** BEGIN EXTRACTED INFORMATION **

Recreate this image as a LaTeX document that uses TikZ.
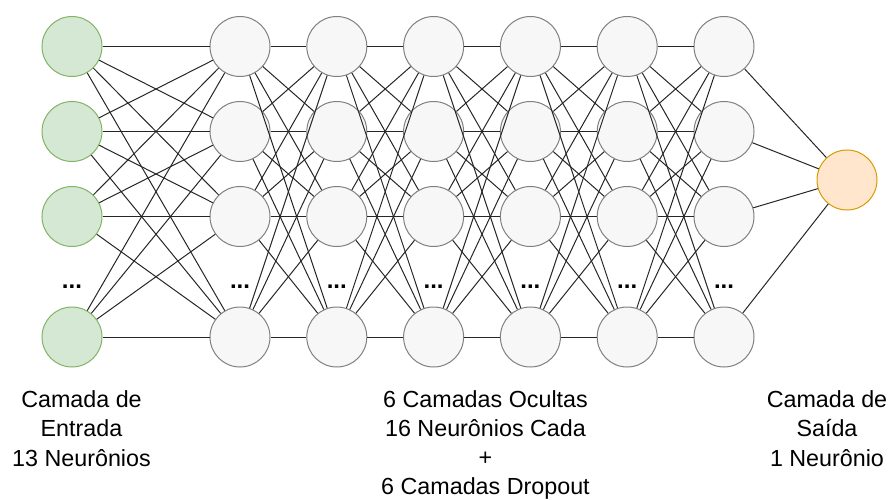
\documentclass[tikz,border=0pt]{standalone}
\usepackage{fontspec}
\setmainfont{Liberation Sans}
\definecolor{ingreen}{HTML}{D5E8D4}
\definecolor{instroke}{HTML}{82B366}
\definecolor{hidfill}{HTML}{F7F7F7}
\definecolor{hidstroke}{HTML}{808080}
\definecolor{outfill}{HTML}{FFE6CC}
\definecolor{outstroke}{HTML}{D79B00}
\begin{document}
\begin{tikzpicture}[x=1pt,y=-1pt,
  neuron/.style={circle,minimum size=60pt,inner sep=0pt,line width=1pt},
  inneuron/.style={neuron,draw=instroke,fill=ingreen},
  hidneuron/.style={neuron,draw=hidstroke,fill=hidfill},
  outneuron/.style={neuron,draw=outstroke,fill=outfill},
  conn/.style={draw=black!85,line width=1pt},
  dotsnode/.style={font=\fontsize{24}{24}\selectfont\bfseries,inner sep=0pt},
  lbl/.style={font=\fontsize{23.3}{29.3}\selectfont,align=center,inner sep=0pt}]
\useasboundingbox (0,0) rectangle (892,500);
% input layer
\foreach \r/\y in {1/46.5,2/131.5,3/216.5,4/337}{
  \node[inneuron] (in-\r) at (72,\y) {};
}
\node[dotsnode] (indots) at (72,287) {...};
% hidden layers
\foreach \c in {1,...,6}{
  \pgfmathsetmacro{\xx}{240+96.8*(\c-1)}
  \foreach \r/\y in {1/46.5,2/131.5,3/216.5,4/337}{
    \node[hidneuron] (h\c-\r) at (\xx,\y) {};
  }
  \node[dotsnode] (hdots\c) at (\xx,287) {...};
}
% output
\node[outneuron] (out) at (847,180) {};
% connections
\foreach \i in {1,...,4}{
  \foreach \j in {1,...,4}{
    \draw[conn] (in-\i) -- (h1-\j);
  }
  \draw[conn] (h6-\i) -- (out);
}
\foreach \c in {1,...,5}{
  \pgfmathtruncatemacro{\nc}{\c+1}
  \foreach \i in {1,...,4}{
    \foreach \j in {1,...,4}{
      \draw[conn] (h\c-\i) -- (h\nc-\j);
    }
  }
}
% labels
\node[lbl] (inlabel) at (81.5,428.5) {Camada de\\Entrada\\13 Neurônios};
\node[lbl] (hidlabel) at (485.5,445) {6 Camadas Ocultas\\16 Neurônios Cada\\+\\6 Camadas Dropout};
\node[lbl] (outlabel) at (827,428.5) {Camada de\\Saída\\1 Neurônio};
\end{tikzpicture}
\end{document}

** END EXTRACTED INFORMATION **
** BEGIN EXTRACTED INFORMATION **

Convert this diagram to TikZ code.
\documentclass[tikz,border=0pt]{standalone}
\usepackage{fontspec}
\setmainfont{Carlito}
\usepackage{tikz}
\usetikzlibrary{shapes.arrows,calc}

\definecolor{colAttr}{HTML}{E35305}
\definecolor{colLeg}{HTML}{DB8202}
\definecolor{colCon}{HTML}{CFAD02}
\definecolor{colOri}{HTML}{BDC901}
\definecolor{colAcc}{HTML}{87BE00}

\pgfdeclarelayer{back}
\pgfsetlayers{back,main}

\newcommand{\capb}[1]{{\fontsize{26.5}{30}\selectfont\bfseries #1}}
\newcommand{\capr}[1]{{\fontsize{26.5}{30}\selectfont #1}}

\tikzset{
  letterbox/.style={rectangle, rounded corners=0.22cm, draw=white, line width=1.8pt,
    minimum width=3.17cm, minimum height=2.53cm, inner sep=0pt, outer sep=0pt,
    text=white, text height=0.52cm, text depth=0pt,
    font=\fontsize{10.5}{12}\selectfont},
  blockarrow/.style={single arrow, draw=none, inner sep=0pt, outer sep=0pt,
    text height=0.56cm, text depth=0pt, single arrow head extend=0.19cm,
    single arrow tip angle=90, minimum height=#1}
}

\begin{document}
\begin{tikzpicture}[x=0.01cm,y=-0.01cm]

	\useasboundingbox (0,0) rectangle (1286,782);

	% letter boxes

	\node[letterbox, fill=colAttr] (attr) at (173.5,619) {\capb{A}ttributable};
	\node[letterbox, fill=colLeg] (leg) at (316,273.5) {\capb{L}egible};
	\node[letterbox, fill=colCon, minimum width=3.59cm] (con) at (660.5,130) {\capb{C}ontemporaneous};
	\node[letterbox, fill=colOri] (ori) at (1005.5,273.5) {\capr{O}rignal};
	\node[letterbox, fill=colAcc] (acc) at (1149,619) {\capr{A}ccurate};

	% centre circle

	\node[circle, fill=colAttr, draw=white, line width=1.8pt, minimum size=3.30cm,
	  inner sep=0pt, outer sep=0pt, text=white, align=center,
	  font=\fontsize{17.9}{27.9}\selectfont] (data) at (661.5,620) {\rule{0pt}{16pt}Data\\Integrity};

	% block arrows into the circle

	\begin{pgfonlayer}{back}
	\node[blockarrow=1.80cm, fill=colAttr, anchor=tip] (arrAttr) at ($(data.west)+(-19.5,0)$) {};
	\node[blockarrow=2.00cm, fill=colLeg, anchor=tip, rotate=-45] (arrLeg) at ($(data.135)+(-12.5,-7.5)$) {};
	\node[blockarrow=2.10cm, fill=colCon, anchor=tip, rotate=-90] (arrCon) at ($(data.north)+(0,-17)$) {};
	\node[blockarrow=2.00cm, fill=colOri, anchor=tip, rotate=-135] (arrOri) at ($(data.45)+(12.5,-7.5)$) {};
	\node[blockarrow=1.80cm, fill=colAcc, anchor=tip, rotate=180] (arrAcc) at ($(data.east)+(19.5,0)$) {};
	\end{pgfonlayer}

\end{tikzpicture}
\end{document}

** END EXTRACTED INFORMATION **

--- EXERCISE ---
Extract exactly and only the span of lines that begins at the line containing "Convert this diagram to TikZ code." and ends at the line containing "into the circle".

--- EXERCISE RESULT ---
Convert this diagram to TikZ code.
\documentclass[tikz,border=0pt]{standalone}
\usepackage{fontspec}
\setmainfont{Carlito}
\usepackage{tikz}
\usetikzlibrary{shapes.arrows,calc}

\definecolor{colAttr}{HTML}{E35305}
\definecolor{colLeg}{HTML}{DB8202}
\definecolor{colCon}{HTML}{CFAD02}
\definecolor{colOri}{HTML}{BDC901}
\definecolor{colAcc}{HTML}{87BE00}

\pgfdeclarelayer{back}
\pgfsetlayers{back,main}

\newcommand{\capb}[1]{{\fontsize{26.5}{30}\selectfont\bfseries #1}}
\newcommand{\capr}[1]{{\fontsize{26.5}{30}\selectfont #1}}

\tikzset{
  letterbox/.style={rectangle, rounded corners=0.22cm, draw=white, line width=1.8pt,
    minimum width=3.17cm, minimum height=2.53cm, inner sep=0pt, outer sep=0pt,
    text=white, text height=0.52cm, text depth=0pt,
    font=\fontsize{10.5}{12}\selectfont},
  blockarrow/.style={single arrow, draw=none, inner sep=0pt, outer sep=0pt,
    text height=0.56cm, text depth=0pt, single arrow head extend=0.19cm,
    single arrow tip angle=90, minimum height=#1}
}

\begin{document}
\begin{tikzpicture}[x=0.01cm,y=-0.01cm]

	\useasboundingbox (0,0) rectangle (1286,782);

	% letter boxes

	\node[letterbox, fill=colAttr] (attr) at (173.5,619) {\capb{A}ttributable};
	\node[letterbox, fill=colLeg] (leg) at (316,273.5) {\capb{L}egible};
	\node[letterbox, fill=colCon, minimum width=3.59cm] (con) at (660.5,130) {\capb{C}ontemporaneous};
	\node[letterbox, fill=colOri] (ori) at (1005.5,273.5) {\capr{O}rignal};
	\node[letterbox, fill=colAcc] (acc) at (1149,619) {\capr{A}ccurate};

	% centre circle

	\node[circle, fill=colAttr, draw=white, line width=1.8pt, minimum size=3.30cm,
	  inner sep=0pt, outer sep=0pt, text=white, align=center,
	  font=\fontsize{17.9}{27.9}\selectfont] (data) at (661.5,620) {\rule{0pt}{16pt}Data\\Integrity};

	% block arrows into the circle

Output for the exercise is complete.